▸ **EXERCISE DIRECTIONS**
Tally how many lines include "full". The number is the whole answer.

▸ **RECORDS FOR THIS TASK**

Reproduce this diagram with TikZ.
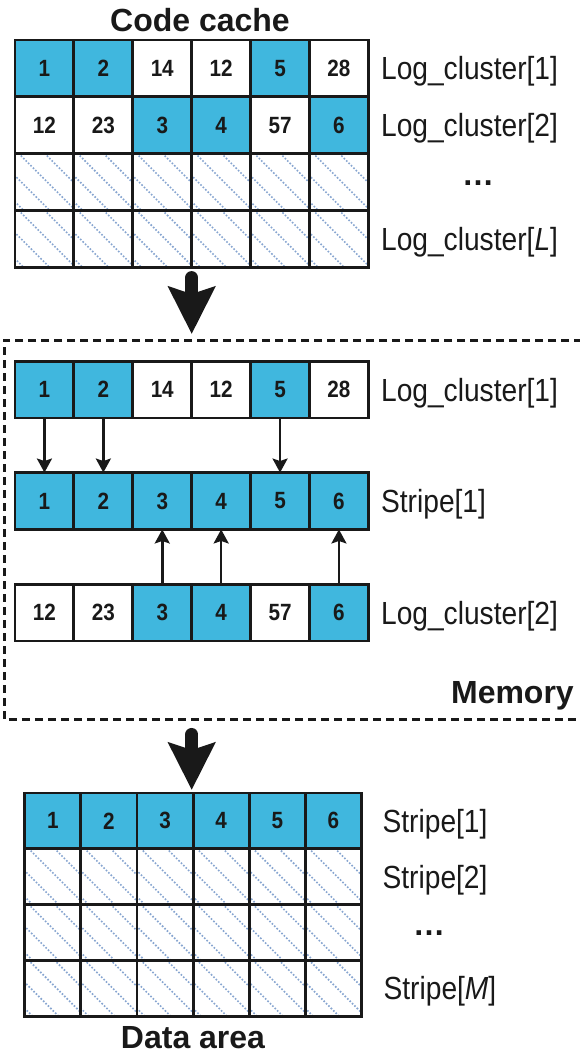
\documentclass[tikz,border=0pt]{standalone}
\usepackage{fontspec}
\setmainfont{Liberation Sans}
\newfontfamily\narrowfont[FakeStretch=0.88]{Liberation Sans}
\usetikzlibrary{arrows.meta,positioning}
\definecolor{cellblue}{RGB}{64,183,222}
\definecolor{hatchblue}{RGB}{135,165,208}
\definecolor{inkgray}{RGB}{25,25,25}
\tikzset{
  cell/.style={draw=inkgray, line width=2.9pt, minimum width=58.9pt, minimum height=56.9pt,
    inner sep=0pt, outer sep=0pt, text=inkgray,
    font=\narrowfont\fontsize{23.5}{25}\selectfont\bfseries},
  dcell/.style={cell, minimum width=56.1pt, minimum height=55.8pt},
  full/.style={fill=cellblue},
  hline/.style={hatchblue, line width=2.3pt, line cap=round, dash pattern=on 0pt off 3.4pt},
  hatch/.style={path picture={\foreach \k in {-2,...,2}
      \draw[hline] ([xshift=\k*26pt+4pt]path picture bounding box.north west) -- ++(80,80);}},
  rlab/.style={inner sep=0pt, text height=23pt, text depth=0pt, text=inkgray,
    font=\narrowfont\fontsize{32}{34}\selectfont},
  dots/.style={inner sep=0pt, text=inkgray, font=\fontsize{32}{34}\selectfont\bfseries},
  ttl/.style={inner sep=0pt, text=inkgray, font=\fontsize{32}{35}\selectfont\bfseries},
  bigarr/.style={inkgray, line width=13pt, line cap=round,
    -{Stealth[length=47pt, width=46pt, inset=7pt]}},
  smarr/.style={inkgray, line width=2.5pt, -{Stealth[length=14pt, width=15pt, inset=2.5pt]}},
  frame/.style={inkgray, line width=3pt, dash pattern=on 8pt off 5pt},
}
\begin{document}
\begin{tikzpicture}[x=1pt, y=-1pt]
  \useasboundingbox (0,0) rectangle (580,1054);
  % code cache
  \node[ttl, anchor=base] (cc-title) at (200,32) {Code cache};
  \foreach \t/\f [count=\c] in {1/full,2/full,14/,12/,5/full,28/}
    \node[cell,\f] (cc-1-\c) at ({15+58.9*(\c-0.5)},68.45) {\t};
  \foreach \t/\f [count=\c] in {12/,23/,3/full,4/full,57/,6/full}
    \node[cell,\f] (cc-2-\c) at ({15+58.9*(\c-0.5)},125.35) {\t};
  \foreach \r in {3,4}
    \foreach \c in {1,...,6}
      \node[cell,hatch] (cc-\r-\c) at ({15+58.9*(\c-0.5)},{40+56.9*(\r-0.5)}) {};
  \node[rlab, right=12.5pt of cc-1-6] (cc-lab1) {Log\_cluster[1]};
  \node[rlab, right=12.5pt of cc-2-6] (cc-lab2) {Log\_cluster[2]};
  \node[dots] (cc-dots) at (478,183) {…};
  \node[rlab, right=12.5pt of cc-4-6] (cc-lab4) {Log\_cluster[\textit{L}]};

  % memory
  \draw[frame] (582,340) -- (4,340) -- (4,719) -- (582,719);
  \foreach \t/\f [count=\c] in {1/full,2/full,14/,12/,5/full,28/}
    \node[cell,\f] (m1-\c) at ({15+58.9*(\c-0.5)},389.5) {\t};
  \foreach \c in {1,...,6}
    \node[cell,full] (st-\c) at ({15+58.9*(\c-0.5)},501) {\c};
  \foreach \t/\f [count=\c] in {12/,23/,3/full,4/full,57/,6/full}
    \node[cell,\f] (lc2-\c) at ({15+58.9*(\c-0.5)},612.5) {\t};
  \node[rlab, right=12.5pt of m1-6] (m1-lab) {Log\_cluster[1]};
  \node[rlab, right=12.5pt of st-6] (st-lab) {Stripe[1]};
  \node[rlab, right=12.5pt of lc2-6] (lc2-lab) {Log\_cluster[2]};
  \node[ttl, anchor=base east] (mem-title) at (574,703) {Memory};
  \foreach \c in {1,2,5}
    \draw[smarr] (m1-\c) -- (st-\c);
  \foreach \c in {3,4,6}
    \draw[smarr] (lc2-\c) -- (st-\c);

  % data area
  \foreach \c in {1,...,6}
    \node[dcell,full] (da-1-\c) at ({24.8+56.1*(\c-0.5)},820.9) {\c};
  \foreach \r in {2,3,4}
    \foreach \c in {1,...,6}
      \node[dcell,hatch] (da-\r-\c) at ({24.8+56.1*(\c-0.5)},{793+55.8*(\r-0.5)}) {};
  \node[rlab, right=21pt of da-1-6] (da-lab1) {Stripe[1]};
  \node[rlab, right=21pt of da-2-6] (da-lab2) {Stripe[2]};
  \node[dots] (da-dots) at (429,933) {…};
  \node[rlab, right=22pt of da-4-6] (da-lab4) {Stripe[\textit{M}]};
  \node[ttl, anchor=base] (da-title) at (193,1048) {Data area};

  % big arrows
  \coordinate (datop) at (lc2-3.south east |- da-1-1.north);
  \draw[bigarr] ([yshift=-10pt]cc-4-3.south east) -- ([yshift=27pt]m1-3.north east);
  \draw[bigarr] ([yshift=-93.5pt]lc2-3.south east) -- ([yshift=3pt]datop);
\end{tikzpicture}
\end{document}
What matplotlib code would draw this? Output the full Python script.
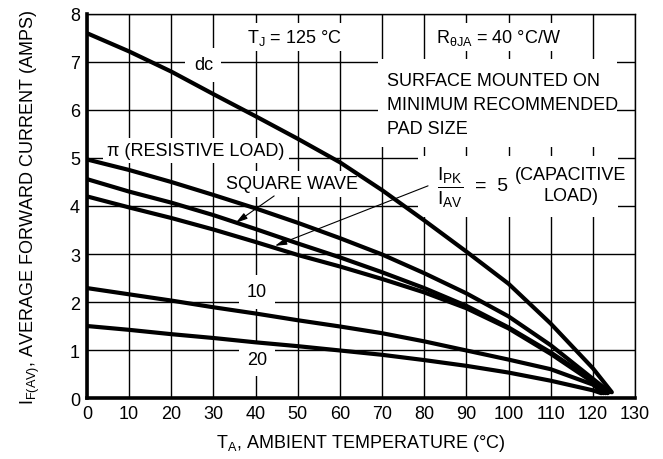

▸ **RESPONSE TO THE TASK**
8